Dès avant le jour, il monta à cheval pour visiter son monde. L’obscurité était si profonde qu’il fut obligé de se faire éclairer ; et les Prussiens, voyant cette lumière se promener sur le front de leur ligne, firent feu sur Napoléon. Il continua sa route sans plus s’inquiéter, jeta partout le coup d’œil du maître, rentra à son quartier général, et donna l’ordre de prendre les armes.

C’était le 14 septembre au matin. Il faisait encore nuit, quand les Prussiens nous souhaitèrent le bon jour à coups de canon. Les boulets passèrent au-dessus de nos têtes. Un vieux soldat d’Égypte, en les entendant, s’écria : Voilà les Prussiens qui toussent ; il faut leur envoyer de notre vin sucré.

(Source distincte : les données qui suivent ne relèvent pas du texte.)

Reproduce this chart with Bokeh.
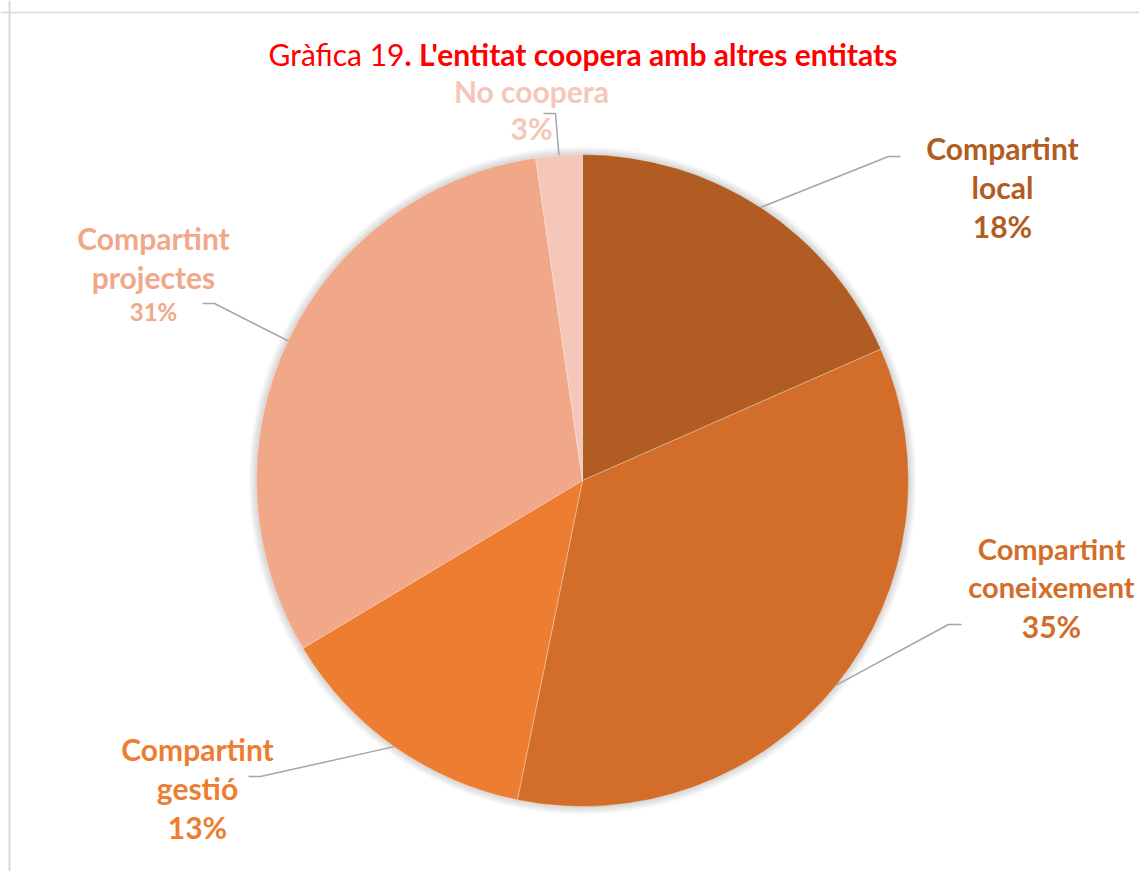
import numpy as np
from bokeh.plotting import figure
from bokeh.models import Range1d, Span, ColumnDataSource
from bokeh.core.properties import value
from bokeh.embed import file_html
from bokeh.resources import INLINE

# ---- data ----
categories = ["Compartint local", "Compartint coneixement", "Compartint gestió",
              "Compartint projectes", "No coopera"]
shares = [18.4, 34.8, 13.2, 31.3, 2.3]
pct_labels = ["18%", "35%", "13%", "31%", "3%"]
colors = ["#B05C22", "#D26D2A", "#ED7D31", "#F0A889", "#F4C7B8"]
title_regular = "Gràfica 19"
title_bold = ". L'entitat coopera amb altres entitats"

# ---- layout (page pixel positions) ----
W, H = 1139, 871
def X(px): return px
def Y(py): return H - py

CX, CY, R = X(582), Y(480), 326
FONT = "Lato"

label_x = [1002, 1051, 197, 153, 531]
name_y = [[147, 186], [548, 586], [748, 787], [237, 276], [90]]
pct_y = [225, 625, 826, 311, 127]
name_size = ["30px", "29px", "30px", "30px", "30px"]
pct_size = ["30px", "30px", "30px", "24px", "30px"]
elbow = [(888, 156), (948, 624), (260, 776), (214, 303), (555, 113)]
lend = [(900, 156), (961, 624), (248, 776), (202, 303), (543, 113)]

p = figure(width=W, height=H, x_range=Range1d(0, W), y_range=Range1d(0, H),
           output_backend="svg", toolbar_location=None, min_border=0,
           x_axis_location=None, y_axis_location=None)
p.grid.visible = False
p.outline_line_color = None
p.background_fill_color = "white"
p.border_fill_color = "white"

# chart border (left + top)
p.add_layout(Span(location=X(9), dimension="height", line_color="#D9D9D9", line_width=2))
p.add_layout(Span(location=Y(12), dimension="width", line_color="#D9D9D9", line_width=1.5))

# soft shadow
for k in range(1, 9):
    p.circle(x=[CX], y=[CY], radius=R + k, fill_color="black", fill_alpha=0.018,
             line_color=None)

frac = np.array(shares) / sum(shares)
cum = np.cumsum(frac)
start = np.pi / 2 - 2 * np.pi * (cum - frac)
end = np.pi / 2 - 2 * np.pi * cum
mid = (start + end) / 2

src = ColumnDataSource(dict(cat=categories, start=start, end=end, color=colors))
p.wedge(x=CX, y=CY, radius=R, start_angle="start", end_angle="end",
        direction="clock", fill_color="color", line_color="white",
        line_width=0.6, line_alpha=0.5, source=src)

# leader lines
for i in range(len(categories)):
    ex = CX + R * np.cos(mid[i])
    ey = CY + R * np.sin(mid[i])
    p.line(x=[ex, X(elbow[i][0]), X(lend[i][0])],
           y=[ey, Y(elbow[i][1]), Y(lend[i][1])],
           line_color="#A6A6A6", line_width=1.5)

# labels
for i, cat in enumerate(categories):
    lines = cat.split(" ", 1) if cat.startswith("Compartint") else [cat]
    p.text(x=[X(label_x[i])] * len(lines), y=[Y(v) for v in name_y[i]], text=lines,
           text_align="center", text_baseline="middle", text_font=value(FONT),
           text_font_style="bold", text_font_size=value(name_size[i]),
           text_color=colors[i])
    p.text(x=[X(label_x[i])], y=[Y(pct_y[i])], text=[pct_labels[i]],
           text_align="center", text_baseline="middle", text_font=value(FONT),
           text_font_style="bold", text_font_size=value(pct_size[i]),
           text_color=colors[i])

# title (regular + bold)
SPLIT = 404
p.text(x=[X(SPLIT)], y=[Y(53)], text=[title_regular], text_align="right",
       text_baseline="middle", text_font=value(FONT), text_font_style="normal",
       text_font_size=value("30px"), text_color="#FF0000")
p.text(x=[X(SPLIT)], y=[Y(53)], text=[title_bold], text_align="left",
       text_baseline="middle", text_font=value(FONT), text_font_style="bold",
       text_font_size=value("30px"), text_color="#FF0000")

open("out.html", "w").write(file_html(p, INLINE))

Toute l’armée se porta en avant sans y voir. Nous marchions comme des aveugles, nous heurtant les uns contre les autres. Au bruit des mouvements ennemis, on reconnut qu’il fallait faire halte et commencer l’attaque. Le maréchal Lannes se fit entendre le premier vers notre gauche, et ce fut le signal pour toute la ligne. On ne se voyait toujours qu’à la lueur de la fusillade.

Après la nuit vint un brouillard qui nous gênait beaucoup. Néanmoins, nos colonnes avançaient toujours et gagnaient du terrain. L’empereur fut même obligé de modérer notre fougue et de nous arrêter. La foudre grondait de toutes parts.